いつもは、地面に寝転がったり、何か食べながらビリーフィングに参加していた
選手たちも、この時は全員立ち上がって聞き込んでいる。
そして、すかさず質問を発したのが、往年の名ラリードライバーの
サイード・アルハジャリだった。
「モータースポーツにアクシデントは付きものだが、
オーガナイズの不手際が多いのではないだろうか。
例えば、コース上の危険なところについての情報を事前に開示してくれていれば、
今日のアクシデントのいくつかは防げたはずだ。
我々は、モスクワからウランバートルまで競走をしに来たのだ。
オーガナイザーの不手際の度にスペシャルステージがキャンセルされたのでは、
たまらない。
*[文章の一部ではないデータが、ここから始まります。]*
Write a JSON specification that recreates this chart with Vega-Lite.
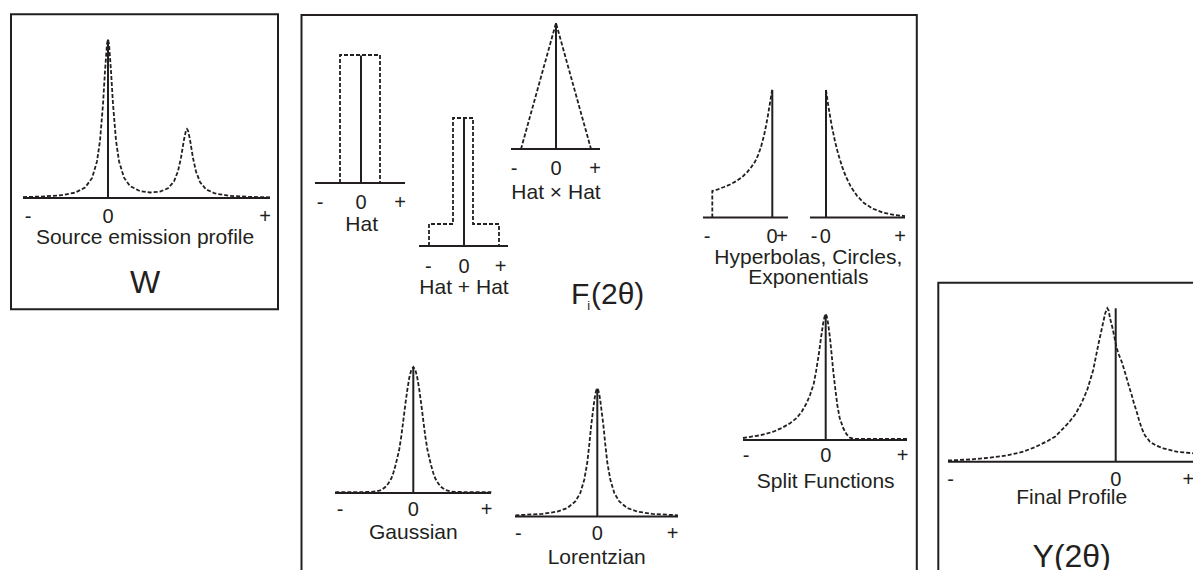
{
  "$schema": "https://vega.github.io/schema/vega-lite/v6.json",
  "width": 1193,
  "height": 570,
  "padding": 0,
  "autosize": "none",
  "background": "white",
  "config": {
    "view": {"stroke": null},
    "text": {"font": "Liberation Sans", "color": "#231f20"}
  },
  "datasets": {
    "boxes": [
      {"x": 11, "x2": 278, "y": 14.3, "y2": 309.3},
      {"x": 301.5, "x2": 916.8, "y": 15, "y2": 600},
      {"x": 938.3, "x2": 1230, "y": 282.7, "y2": 600}
    ],
    "rules": [
      {"x": 23, "x2": 270, "y": 198, "y2": 198},
      {"x": 108, "x2": 108, "y": 198, "y2": 39.5},
      {"x": 315, "x2": 405, "y": 183, "y2": 183},
      {"x": 361, "x2": 361, "y": 183, "y2": 55.5},
      {"x": 419, "x2": 508, "y": 246, "y2": 246},
      {"x": 464, "x2": 464, "y": 246, "y2": 118},
      {"x": 511, "x2": 600, "y": 149, "y2": 149},
      {"x": 556, "x2": 556, "y": 149, "y2": 23},
      {"x": 703, "x2": 788, "y": 217.5, "y2": 217.5},
      {"x": 772.3, "x2": 772.3, "y": 217.5, "y2": 90},
      {"x": 810, "x2": 905, "y": 217.5, "y2": 217.5},
      {"x": 826, "x2": 826, "y": 217.5, "y2": 90},
      {"x": 335, "x2": 491, "y": 493, "y2": 493},
      {"x": 413.3, "x2": 413.3, "y": 493, "y2": 367},
      {"x": 515, "x2": 678, "y": 516.5, "y2": 516.5},
      {"x": 597.3, "x2": 597.3, "y": 516.5, "y2": 388.5},
      {"x": 743, "x2": 907, "y": 440, "y2": 440},
      {"x": 825.7, "x2": 825.7, "y": 440, "y2": 314.3},
      {"x": 948, "x2": 1193, "y": 461.7, "y2": 461.7},
      {"x": 1115.7, "x2": 1115.7, "y": 461.7, "y2": 308.3}
    ],
    "curves": [
      {"c": "W",
       "x": [23,40,60,75,85,92,97,100,103,105,107,108,109,111,113,116,119,124,130,140,150,160,168,174,178,181,184,186,187,188,190,193,196,200,206,215,230,250,270],
       "y": [197.1,196.6,195.4,192.7,187.6,178.2,161.4,140.7,104.3,71.2,43.9,39.5,43.8,71.0,104.1,140.5,161.2,177.7,186.0,191.2,192.5,191.6,188.3,181.4,171.2,157.7,139.6,130.4,129.0,130.5,139.7,158.0,171.5,182.0,189.3,193.5,195.9,196.9,197.3]},
      {"c": "Hat", "x": [340,340,380,380], "y": [183,55,55,183]},
      {"c": "HatPlusHat", "x": [429,429,453,453,473,473,499,499], "y": [246,224,224,118,118,224,224,246]},
      {"c": "HatTimesHat", "x": [521,556,591], "y": [149,23,149]},
      {"c": "HypLeft",
       "x": [712.3,712.3,718,724,730,736,742,747,751,755,758,761,764,766,768,770,771.5,772.3],
       "y": [217.5,191,189.3,187,184.5,181.3,177.2,172.3,167.5,161.7,155.5,147,135.5,126,115,103,93.5,89.5]},
      {"c": "HypRight",
       "x": [826,828,830,832,835,838,842,846,851,857,864,873,883,894,905],
       "y": [90,103.8,116,127,141.3,153.3,166.4,176.8,187,195.8,203,208.8,212.6,214.9,216.1]},
      {"c": "Gaussian",
       "x": [335.3,368.3,375.3,381.3,385.3,388.3,391.3,393.3,395.3,397.3,399.3,401.3,403.3,405.3,407.3,409.3,411.3,413.3,415.3,417.3,419.3,421.3,423.3,425.3,427.3,429.3,431.3,433.3,435.3,438.3,441.3,445.3,451.3,458.3,491.3],
       "y": [492.2,492,491.5,490,487,483.5,478.5,473,466,458,449,436.3,420.6,404.6,389.8,377.7,369.8,367,369.8,377.7,389.8,404.6,420.6,436.3,449,458,466,473,478.5,483.5,487,490,491.5,492,492.2]},
      {"c": "Lorentzian",
       "x": [515.3,542.3,557.3,567.3,575.3,580.3,584.3,587.3,589.3,591.3,593.3,594.3,595.3,596.3,597.3,598.3,599.3,600.3,601.3,603.3,605.3,607.3,610.3,614.3,619.3,627.3,637.3,652.3,678],
       "y": [515.3,513.9,511.6,508,501.5,493,479.5,462.5,444.5,424.5,408.5,400.5,394.5,390,388.5,390,394.5,400.5,408.5,424.5,444.5,462.5,479.5,493,501.5,508,511.6,513.9,515.3]},
      {"c": "Split",
       "x": [743,760.7,773.3,781.7,790,796.7,801.7,806.7,810,813.7,816,818.7,821,823.2,824.7,825.7,826.7,828.2,830,831.7,833.3,835.2,837.3,839.7,843.3,846.7,850,853.7,907],
       "y": [438,435.2,431.7,428,423.3,418,411.7,403,395,384,371.7,355,338,323,316,314.3,316,324,338,355,371.7,388,405,418,428.3,434.5,437.7,438.8,439]},
      {"c": "Final",
       "x": [948,970,990.3,1008,1023.3,1035.3,1047.3,1055.3,1063.3,1069.3,1075.3,1081.3,1087.3,1093.3,1098.3,1101.3,1103.3,1105.3,1107.3,1108.7,1110,1111.7,1113.3,1115,1116.7,1119,1121.7,1124,1126.7,1129,1131.7,1134,1136.7,1139,1141.7,1145,1150,1156,1163.3,1176.7,1193],
       "y": [460.5,459.5,457.7,455.2,451.7,447,441.2,436.5,428.3,422,414.2,403.7,389.7,369.7,344.7,331,321.7,313,308.3,310.5,318.3,324.5,331.7,340,348.3,355,361.7,369,378.3,386.5,395,403.5,411.7,420,428.3,435.5,441.7,445.5,448.3,451.7,453.3]}
    ],
    "ticks": [
      {"t": "-", "x": 28, "y": 216.5}, {"t": "0", "x": 108, "y": 216.5}, {"t": "+", "x": 265, "y": 216.5},
      {"t": "-", "x": 320, "y": 203.3}, {"t": "0", "x": 361, "y": 203.3}, {"t": "+", "x": 400, "y": 203.3},
      {"t": "-", "x": 428.3, "y": 266.7}, {"t": "0", "x": 464, "y": 266.7}, {"t": "+", "x": 500.5, "y": 266.7},
      {"t": "-", "x": 514, "y": 169.3}, {"t": "0", "x": 556, "y": 169.3}, {"t": "+", "x": 595, "y": 169.3},
      {"t": "-", "x": 707, "y": 236.7}, {"t": "0", "x": 772, "y": 236.7}, {"t": "+", "x": 782, "y": 236.7},
      {"t": "-", "x": 814, "y": 236.7}, {"t": "0", "x": 825.3, "y": 236.7}, {"t": "+", "x": 900, "y": 236.7},
      {"t": "-", "x": 340, "y": 510}, {"t": "0", "x": 413.3, "y": 510}, {"t": "+", "x": 486.7, "y": 510},
      {"t": "-", "x": 518.3, "y": 534.3}, {"t": "0", "x": 597.3, "y": 534.3}, {"t": "+", "x": 672.7, "y": 534.3},
      {"t": "-", "x": 746, "y": 456}, {"t": "0", "x": 825.7, "y": 456}, {"t": "+", "x": 902.7, "y": 456},
      {"t": "-", "x": 950.7, "y": 480}, {"t": "0", "x": 1115.7, "y": 480}, {"t": "+", "x": 1188.3, "y": 480}
    ],
    "names": [
      {"t": "Source emission profile", "x": 145, "y": 237.5},
      {"t": "Hat", "x": 361.7, "y": 225},
      {"t": "Hat + Hat", "x": 464, "y": 288.3},
      {"t": "Hat × Hat", "x": 556, "y": 193.3},
      {"t": "Hyperbolas, Circles,", "x": 808.3, "y": 258.3},
      {"t": "Exponentials", "x": 808.3, "y": 278.3},
      {"t": "Gaussian", "x": 413.3, "y": 533.3},
      {"t": "Lorentzian", "x": 596.7, "y": 558.3},
      {"t": "Split Functions", "x": 825.7, "y": 481.7},
      {"t": "Final Profile", "x": 1071.7, "y": 497.5}
    ],
    "titlesCentered": [
      {"t": "W", "x": 145, "y": 293.3},
      {"t": "Y(2θ)", "x": 1071.7, "y": 566.5}
    ],
    "titlesLeft": [
      {"t": "F", "x": 571, "y": 303.5},
      {"t": "(2θ)", "x": 591, "y": 303.5}
    ],
    "subscripts": [
      {"t": "i", "x": 587.3, "y": 310}
    ]
  },
  "layer": [
    {
      "data": {"name": "boxes"},
      "mark": {"type": "rect", "filled": false, "stroke": "#231f20", "strokeWidth": 2, "clip": true},
      "encoding": {
        "x": {"field": "x", "type": "quantitative", "scale": {"domain": [0, 1193], "nice": false, "zero": false}, "axis": null},
        "x2": {"field": "x2"},
        "y": {"field": "y", "type": "quantitative", "scale": {"domain": [0, 570], "nice": false, "zero": false, "reverse": true}, "axis": null},
        "y2": {"field": "y2"}
      }
    },
    {
      "data": {"name": "rules"},
      "mark": {"type": "rule", "color": "#231f20", "strokeWidth": 2},
      "encoding": {
        "x": {"field": "x", "type": "quantitative", "axis": null},
        "x2": {"field": "x2"},
        "y": {"field": "y", "type": "quantitative", "axis": null},
        "y2": {"field": "y2"}
      }
    },
    {
      "data": {"name": "curves"},
      "transform": [{"flatten": ["x", "y"]}],
      "mark": {"type": "line", "color": "#231f20", "strokeWidth": 1.8, "strokeDash": [4, 2]},
      "encoding": {
        "x": {"field": "x", "type": "quantitative", "axis": null},
        "y": {"field": "y", "type": "quantitative", "axis": null},
        "detail": {"field": "c", "type": "nominal"},
        "order": {"value": null}
      }
    },
    {
      "data": {"name": "ticks"},
      "mark": {"type": "text", "fontSize": 20, "align": "center", "baseline": "middle"},
      "encoding": {
        "x": {"field": "x", "type": "quantitative", "axis": null},
        "y": {"field": "y", "type": "quantitative", "axis": null},
        "text": {"field": "t"}
      }
    },
    {
      "data": {"name": "names"},
      "mark": {"type": "text", "fontSize": 21, "align": "center", "baseline": "middle"},
      "encoding": {
        "x": {"field": "x", "type": "quantitative", "axis": null},
        "y": {"field": "y", "type": "quantitative", "axis": null},
        "text": {"field": "t"}
      }
    },
    {
      "data": {"name": "titlesCentered"},
      "mark": {"type": "text", "fontSize": 32, "align": "center", "baseline": "alphabetic"},
      "encoding": {
        "x": {"field": "x", "type": "quantitative", "axis": null},
        "y": {"field": "y", "type": "quantitative", "axis": null},
        "text": {"field": "t"}
      }
    },
    {
      "data": {"name": "titlesLeft"},
      "mark": {"type": "text", "fontSize": 30, "align": "left", "baseline": "alphabetic"},
      "encoding": {
        "x": {"field": "x", "type": "quantitative", "axis": null},
        "y": {"field": "y", "type": "quantitative", "axis": null},
        "text": {"field": "t"}
      }
    },
    {
      "data": {"name": "subscripts"},
      "mark": {"type": "text", "fontSize": 13, "align": "left", "baseline": "alphabetic"},
      "encoding": {
        "x": {"field": "x", "type": "quantitative", "axis": null},
        "y": {"field": "y", "type": "quantitative", "axis": null},
        "text": {"field": "t"}
      }
    }
  ]
}
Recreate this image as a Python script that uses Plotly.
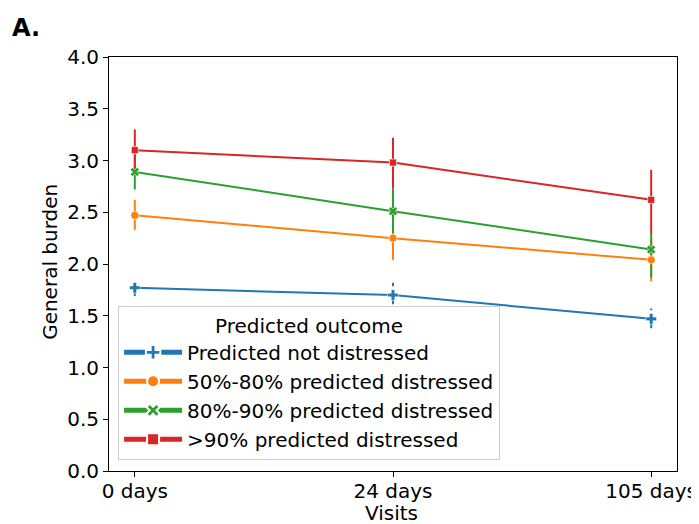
import plotly.graph_objects as go

visits = ["0 days", "24 days", "105 days"]
groups = ["Predicted not distressed", "50%-80% predicted distressed",
          "80%-90% predicted distressed", ">90% predicted distressed"]
means = {
    "Predicted not distressed": [1.77, 1.70, 1.47],
    "50%-80% predicted distressed": [2.47, 2.25, 2.04],
    "80%-90% predicted distressed": [2.89, 2.51, 2.14],
    ">90% predicted distressed": [3.10, 2.98, 2.62],
}
lower = {
    "Predicted not distressed": [1.69, 1.61, 1.38],
    "50%-80% predicted distressed": [2.33, 2.04, 1.83],
    "80%-90% predicted distressed": [2.72, 2.30, 1.87],
    ">90% predicted distressed": [2.92, 2.73, 2.29],
}
upper = {
    "Predicted not distressed": [1.86, 1.82, 1.57],
    "50%-80% predicted distressed": [2.62, 2.45, 2.25],
    "80%-90% predicted distressed": [3.05, 2.73, 2.29],
    ">90% predicted distressed": [3.30, 3.22, 2.91],
}
y_ticks = [0.0, 0.5, 1.0, 1.5, 2.0, 2.5, 3.0, 3.5, 4.0]

colors = ["#1f77b4", "#ff7f0e", "#2ca02c", "#d62728"]
symbols = ["cross", "circle", "x", "square"]
msizes = [9, 8, 8, 7]
dashes = ["dash", "solid", "solid", "solid"]

FONT = "DejaVu Sans"
FS = 20
fig = go.Figure()

# error bars
for g, c, d in zip(groups, colors, dashes):
    xs, ys = [], []
    for v, lo, hi in zip(visits, lower[g], upper[g]):
        xs += [v, v, None]
        ys += [lo, hi, None]
    fig.add_trace(go.Scatter(x=xs, y=ys, mode="lines", line=dict(color=c, width=2, dash=d),
                             showlegend=False, hoverinfo="skip"))

for g, c, s, ms in zip(groups, colors, symbols, msizes):
    fig.add_trace(go.Scatter(
        x=visits, y=means[g], mode="lines+markers", name=g,
        line=dict(color=c, width=2),
        marker=dict(symbol=s, size=ms, color=c, line=dict(color="white", width=0.6)),
    ))

fig.update_layout(
    width=691, height=516,
    margin=dict(l=101, r=22, t=49, b=53),
    plot_bgcolor="white", paper_bgcolor="white",
    font=dict(family=FONT, size=FS, color="black"),
    showlegend=True,
    legend=dict(
        title=dict(text="Predicted outcome", side="top center", font=dict(size=FS)),
        x=0.016, y=0.027, xanchor="left", yanchor="bottom",
        bgcolor="rgba(255,255,255,0.85)", bordercolor="#cccccc", borderwidth=1,
        font=dict(size=FS), tracegroupgap=0, itemsizing="constant", itemwidth=58,
    ),
    xaxis=dict(
        type="category", categoryorder="array", categoryarray=visits,
        range=[-0.1, 2.1], showline=True, linecolor="black", linewidth=1, mirror=True,
        ticks="outside", ticklen=5, tickcolor="black", showgrid=False, automargin=False,
        tickfont=dict(size=FS), ticklabelstandoff=-3,
    ),
    yaxis=dict(
        range=[0, 4], tickvals=y_ticks, ticktext=[f"{t:.1f}" for t in y_ticks],
        showline=True, linecolor="black", linewidth=1, mirror=True, automargin=False,
        ticks="outside", ticklen=5, tickcolor="black", showgrid=False, zeroline=False,
        tickfont=dict(size=FS),
    ),
    annotations=[
        dict(text="<b>A.</b>", xref="paper", yref="paper", x=-0.175, y=1.109,
             xanchor="left", yanchor="top", showarrow=False,
             font=dict(size=24, family=FONT)),
        dict(text="Visits", xref="paper", yref="paper", x=0.498, y=-0.101,
             xanchor="center", yanchor="middle", showarrow=False, font=dict(size=FS)),
        dict(text="General burden", xref="paper", yref="paper", x=-0.104, y=0.505,
             xanchor="center", yanchor="middle", textangle=-90, showarrow=False,
             font=dict(size=FS)),
    ],
)

fig.write_html("out.html")
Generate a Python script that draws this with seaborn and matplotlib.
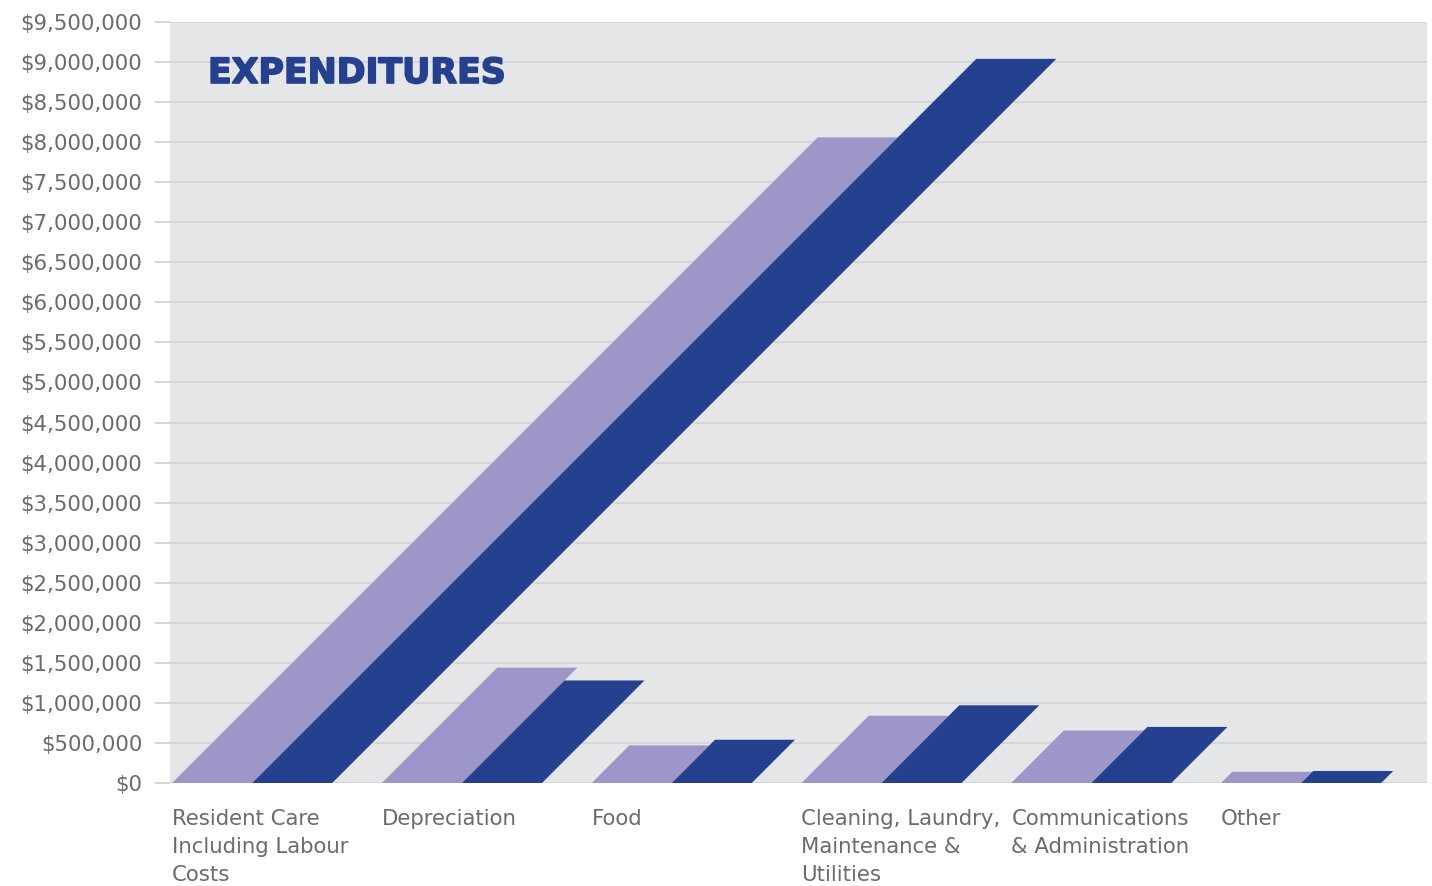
import matplotlib
matplotlib.use("Agg")
import matplotlib.pyplot as plt
from matplotlib.patches import Polygon
from matplotlib.ticker import FuncFormatter
import matplotlib.patheffects as pe
import seaborn as sns
import pandas as pd

# Data
categories = [
    "Resident Care\nIncluding Labour\nCosts",
    "Depreciation",
    "Food",
    "Cleaning, Laundry,\nMaintenance &\nUtilities",
    "Communications\n& Administration",
    "Other",
]
series_names = ["Previous year", "Current year"]
previous_year = [8060000, 1440000, 470000, 840000, 655000, 140000]
current_year = [9040000, 1280000, 540000, 970000, 700000, 150000]

light_purple = "#9d97c9"
dark_blue = "#24408e"
text_grey = "#6a6b6e"
grid_grey = "#d4d5d7"
panel_grey = "#e5e6e8"

df = pd.DataFrame({
    "category": categories * 2,
    "series": [series_names[0]] * len(categories) + [series_names[1]] * len(categories),
    "value": previous_year + current_year,
})

sns.set_theme(style="white")
plt.rcParams["font.family"] = ["DejaVu Sans"]

W, H = 1432, 886
fig = plt.figure(figsize=(W / 100, H / 100), dpi=100)
ax_left, ax_bottom, ax_w, ax_h = 170, 103, 1257, 761
ax = fig.add_axes([ax_left / W, ax_bottom / H, ax_w / W, ax_h / H])
ax.set_facecolor(panel_grey)

bar_width = 0.763
sns.barplot(data=df, x="category", y="value", hue="series",
            palette=[light_purple, dark_blue], width=bar_width,
            saturation=1, errorbar=None, legend=False, ax=ax)

ymax = 9500000
xmin = -bar_width / 2 - 0.01
xmax = 5.6
ax.set_xlim(xmin, xmax)
ax.set_ylim(0, ymax)

# turn each bar into a parallelogram leaning 45 degrees (in pixel space)
px_per_x = ax_w / (xmax - xmin)
px_per_y = ax_h / ymax
for p in list(ax.patches):
    x0, w, h = p.get_x(), p.get_width(), p.get_height()
    if h <= 0:
        continue
    shift = h * px_per_y / px_per_x
    poly = Polygon([(x0, 0), (x0 + w, 0), (x0 + w + shift, h), (x0 + shift, h)],
                   closed=True, facecolor=p.get_facecolor(), edgecolor="none",
                   zorder=2, clip_on=False)
    ax.add_patch(poly)
    p.set_visible(False)

# y axis
ax.set_yticks(range(0, ymax + 1, 500000))
ax.yaxis.set_major_formatter(FuncFormatter(lambda v, _: f"${int(v):,}"))
ax.grid(axis="y", color=grid_grey, linewidth=1.4)
ax.grid(axis="x", visible=False)
ax.set_axisbelow(True)
ax.tick_params(axis="y", length=11, width=1.4, color=grid_grey, pad=9,
               labelsize=15.3, labelcolor=text_grey, left=True)

# x axis: labels left-aligned at each group's left edge
ax.set_xticks([i - bar_width / 2 for i in range(len(categories))])
ax.set_xticklabels(categories, ha="left", va="top", linespacing=1.5)
ax.tick_params(axis="x", length=0, pad=19, labelsize=15.3, labelcolor=text_grey)
ax.set_xlabel("")
ax.set_ylabel("")

for s in ax.spines.values():
    s.set_visible(False)

fig.text(208 / W, 1 - 83 / H, "EXPENDITURES", fontsize=25, fontweight="bold",
         color=dark_blue, ha="left", va="baseline",
         path_effects=[pe.withStroke(linewidth=1.2, foreground=dark_blue)])

fig.savefig("out.png", dpi=100, facecolor="white")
我々は、ピクニックに来たのではない」
参加者全員から大きな拍手が起こった。
 
アルハジャリは1986年にエジプトで行われたファラオラリーに
ポルシェ959で総合優勝している。
小川さんは、同じラリーに三菱パジェロで出場していた。
ふたりは再会を喜び、僕はアルハジャリに質問してみた。

「オフロードドライビングで一番大切なものは、眼だ」
アルハジャリは、両方の人指し指で自分の眼を指し示した。
「自分の走る方向をよく見て、認識することだ。ただ飛ばすだけじゃ、ダメだ」
そう言うと、今度は右手で自分の左スネを叩いた。
いつも、にこやかに微笑みを絶やさず、
優しい眼差しのアルハジャリの眼光が一瞬、鋭くなった。
オーガナイザーの不備を批判するのと同時に、
無闇矢鱈と飛ばしてクラッシュしている参加者たちをも戒めているようだった。
砂漠の王者は、すべてを見通していた。
 
夜遅くにキャンプに到着したポルシェのサポートトラックに駆け寄り、
エンジンオイル漏れの修理を依頼する。
「先に取り掛からなければならない修理が終わったら着手するから、
そこに移動しておいてくれ」
 
5、6名いるポルシェのメカニックは、タフだ。
ラリーカーと同じルートを移動しながら、道中で、キャンプで、
早朝から深夜まで眠る間もなく修理に追われている。
明朝8時のスタートに間に合わせてくれることを祈ることしか、
もう僕らにできることはない。
泥だらけのカイエンを動かし、シュラフに潜り込んだ。

明朝6時、起床。真っ先にカイエンの元に駆け付けると、
メカニックたちはすでに作業を始めている。
「あれから、オイルパンの溶接を始めて、午前2時まで掛かったよ」
僕らのカイエンは修理完了していたので、胸を撫で下ろし、
メカニックに礼を言いながら、8リッターのモービルワンを注ぎ込んだ。